We are meeting one month after Trump welcomed Albanese to the White House and provided a ringing endorsement of Aukus, the 2021 Biden-era security pact between the US, UK and Australia that will enable Canberra to procure a fleet of nuclear-powered attack submarines.
Shearer was arguably the key driver. He had no doubt Trump would back Aukus, despite a Pentagon review, but says the endorsement “exceeded my expectations”.
The 2021 deal resulted in Canberra spiking a submarine contract with France, which infuriated President Emmanuel Macron. Shearer says the countries have since “made up” and stresses that he has an excellent relationship with his French counterpart.
Is he practising his diplomatic skills ahead of the move to Tokyo? “I’ve still got my training wheels on,” he jokes.
Nuclear-powered submarines can travel farther without having to surface, which will allow Australia to work with the US to enhance deterrence in the Indo-Pacific.

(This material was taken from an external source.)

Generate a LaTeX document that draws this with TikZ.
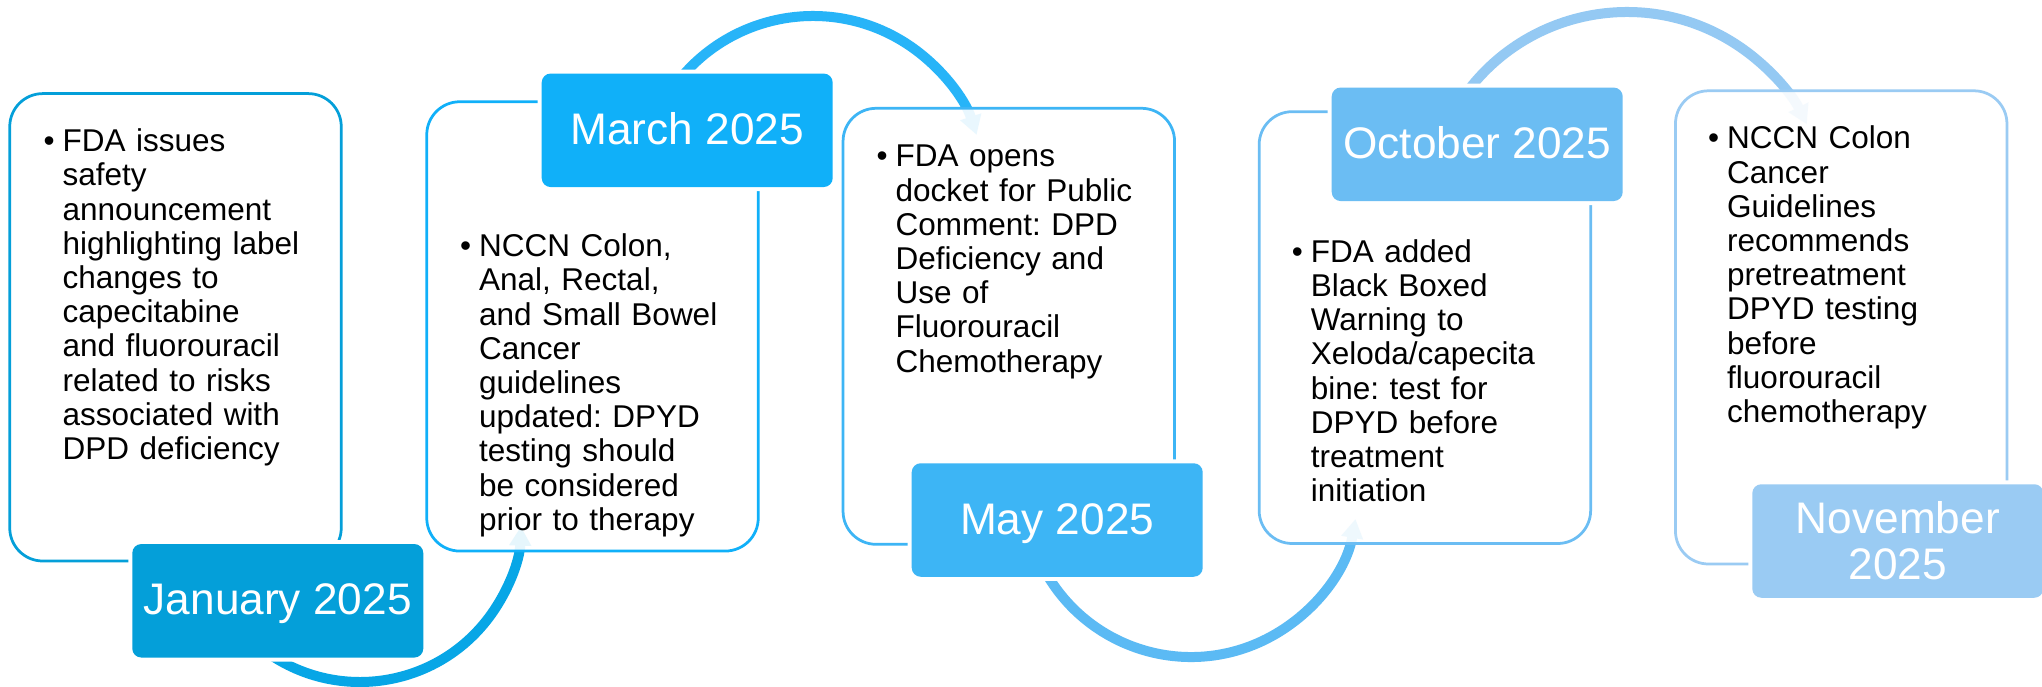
\documentclass[tikz,border=0pt]{standalone}
\usepackage{fontspec}
\setmainfont{Liberation Sans}
\usetikzlibrary{arrows.meta,calc}
\frenchspacing

% palette, darkest to lightest
\definecolor{janC}{HTML}{049FD9}
\definecolor{marC}{HTML}{10B0F9}
\definecolor{mayC}{HTML}{3DB5F5}
\definecolor{octC}{HTML}{6BBDF3}
\definecolor{novC}{HTML}{9ACBF3}
\definecolor{arcA}{HTML}{07A6E6}
\definecolor{arcB}{HTML}{27B4F8}
\definecolor{arcC}{HTML}{5BBAF4}
\definecolor{arcD}{HTML}{94C9F3}

\newcommand{\bodysize}{\fontsize{31.5pt}{34.2pt}\selectfont}
\newcommand{\datesize}{\fontsize{44.2pt}{45.7pt}\selectfont}

\begin{document}
\begin{tikzpicture}[x=1pt,y=-1pt,
  card/.style={draw, line width=2.75pt, fill=white, fill opacity=0.9,
    rounded corners=33pt, minimum width=331.5pt, inner sep=0pt},
  datebox/.style={rounded corners=9pt, minimum width=291pt,
    minimum height=113.5pt, inner sep=0pt, text=white, font=\datesize,
    preaction={draw=white, line width=8pt}},
  datetext/.style={text height=30pt, text depth=2pt},
  bodytext/.style={anchor=base west, inner sep=0pt, text width=280pt,
    align=left, font=\bodysize, text=black},
  bulletmark/.style={anchor=base west, inner sep=0pt, font=\bodysize, text=black},
  flow/.style={line width=10pt, -{Triangle[length=19pt,width=21pt]}},
]
% canvas
\path[use as bounding box, fill=white] (0,0) rectangle (2042,687);

% centres of the connecting arcs
\coordinate (cA) at (360,521);
\coordinate (cB) at (813,188);
\coordinate (cC) at (1191,490);
\coordinate (cD) at (1627,212);

% connecting arcs (drawn first, so the cards veil their tips)
\draw[flow, draw=arcA] ($(cA)+(128:161)$) arc[start angle=128, end angle=2, radius=161];
\draw[flow, draw=arcB] ($(cB)+(-145:172)$) arc[start angle=-145, end angle=-18, radius=172];
\draw[flow, draw=arcC] ($(cC)+(155:167)$) arc[start angle=155, end angle=10, radius=167];
\draw[flow, draw=arcD] ($(cD)+(-145:200)$) arc[start angle=-145, end angle=-26, radius=200];

% text cards
\node[card, draw=janC, minimum height=467.4pt] (c1) at (175.5,327.3) {};
\node[card, draw=marC, minimum height=449.3pt] (c2) at (592.5,326.4) {};
\node[card, draw=mayC, minimum height=436pt]   (c3) at (1008.8,326.3) {};
\node[card, draw=octC, minimum height=431.8pt] (c4) at (1424.9,327.6) {};
\node[card, draw=novC, minimum height=473.2pt] (c5) at (1841.2,327.4) {};

% card texts
\node[bulletmark] (b1) at (43.5,151.7) {•};
\node[bodytext] (t1) at (62.5,151.7) {FDA issues\\ safety\\ announcement\\ highlighting label\\ changes to\\ capecitabine\\ and fluorouracil\\ related to risks\\ associated with\\ DPD deficiency};

\node[bulletmark] (b2) at (460,256.7) {•};
\node[bodytext] (t2) at (479,256.7) {NCCN Colon,\\ Anal, Rectal,\\ and Small Bowel\\ Cancer\\ guidelines\\ updated: DPYD\\ testing should\\ be considered\\ prior to therapy};

\node[bulletmark] (b3) at (876.5,167) {•};
\node[bodytext] (t3) at (895.5,167) {FDA opens\\ docket for Public\\ Comment: DPD\\ Deficiency and\\ Use of\\ Fluorouracil\\ Chemotherapy};

\node[bulletmark] (b4) at (1291.6,262.3) {•};
\node[bodytext] (t4) at (1310.6,262.3) {FDA added\\ Black Boxed\\ Warning to\\ Xeloda/capecita\\ bine: test for\\ DPYD before\\ treatment\\ initiation};

\node[bulletmark] (b5) at (1708,149) {•};
\node[bodytext] (t5) at (1727,149) {NCCN Colon\\ Cancer\\ Guidelines\\ recommends\\ pretreatment\\ DPYD testing\\ before\\ fluorouracil\\ chemotherapy};

% date labels
\node[datebox, datetext, fill=janC] (jan) at (277.8,600.8) {January 2025};
\node[datebox, datetext, fill=marC] (mar) at (687.2,130.3) {March 2025};
\node[datebox, datetext, fill=mayC] (may) at (1057.2,520) {May 2025};
\node[datebox, datetext, fill=octC] (oct) at (1477.2,144.3) {October 2025};
\node[datebox, fill=novC, align=center] (nov) at (1897.8,541) {November\\2025};
\end{tikzpicture}
\end{document}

The need for this was underscored this year when Chinese warships circumnavigated Australia for the first time.
How big a wake-up call was that, I ask? “I don’t think there was a parting of the skies and a choir of angels, but it was significant,” he says. “It was designed to signal to us China’s ability to project power and sustain power, and its intention to continue doing that in the future in the waters and the skies proximate to Australia.”
Later, I ask him about Trump’s new National Security Strategy (NSS), which outlines security threats from Beijing without mentioning China by name, a move that some experts have interpreted as a softening in the US’s approach.
“I can understand some of the consternation about the NSS, but from my perspective there’s actually a lot to like,” Shearer says.
He points to the document’s clear commitment to work with allies to prevent the emergence of dominant adversaries in the Indo-Pacific. And he sees a “refreshing emphasis” on new capabilities to protect the “first island chain”, which runs from Japan to Indonesia. He also likes the “strong focus on deterrence to prevent war, including over Taiwan”.
As China continues to step up military exercises around Taiwan, how worried is he about Beijing taking military action against the country?
“The situation is deteriorating and becoming more dangerous,” Shearer says. “It’s not the only flashpoint that could lead to a catastrophic war in the Indo-Pacific, but it is probably the most dangerous.”
When Shearer arrives in Japan, Taiwan will be on his radar. China reacted furiously to Japanese Prime Minister Sanae Takaichi saying in November that a Chinese attack on Taiwan would justify Japan deploying its military. “It’s not surprising China would hope to test a new Japanese leader early. I’ve been impressed by her response,” he says.
Shearer stresses the need for allies to support each other when they face economic coercion or pressure from China. “It’s important that we have the broadest number of countries possible saying this is not OK.”
The waiter is hovering. We want coffee. Shearer orders a piccolo and looks to me for support when the waiter is flummoxed. Is that some fancy Aussie drink, I ask? “We’ve always got fancy coffee,” he beams back with pride. It’s something between a cortado and macchiato.
Shearer is excited about moving to Japan. Beyond the diplomacy, he wants to learn more about Japanese art, Sumo and sake. His father was a professional artist and Shearer sketches when on the road.
Over decades visiting Tokyo, he has spent most of the time in government offices, so is keen to travel. “One of the really exciting things about this job is I’ll be able to get on a train and explore Japan,” he says.
As we are wrapping up, I tell him that former US ambassador Rahm Emanuel loved trains and would tweet out his progress towards his goal of taking 60 trips on the bullet train during his time in Japan.
Shearer sees that as a challenge. “Surely I can do better. Australians like to do better — especially in contests.”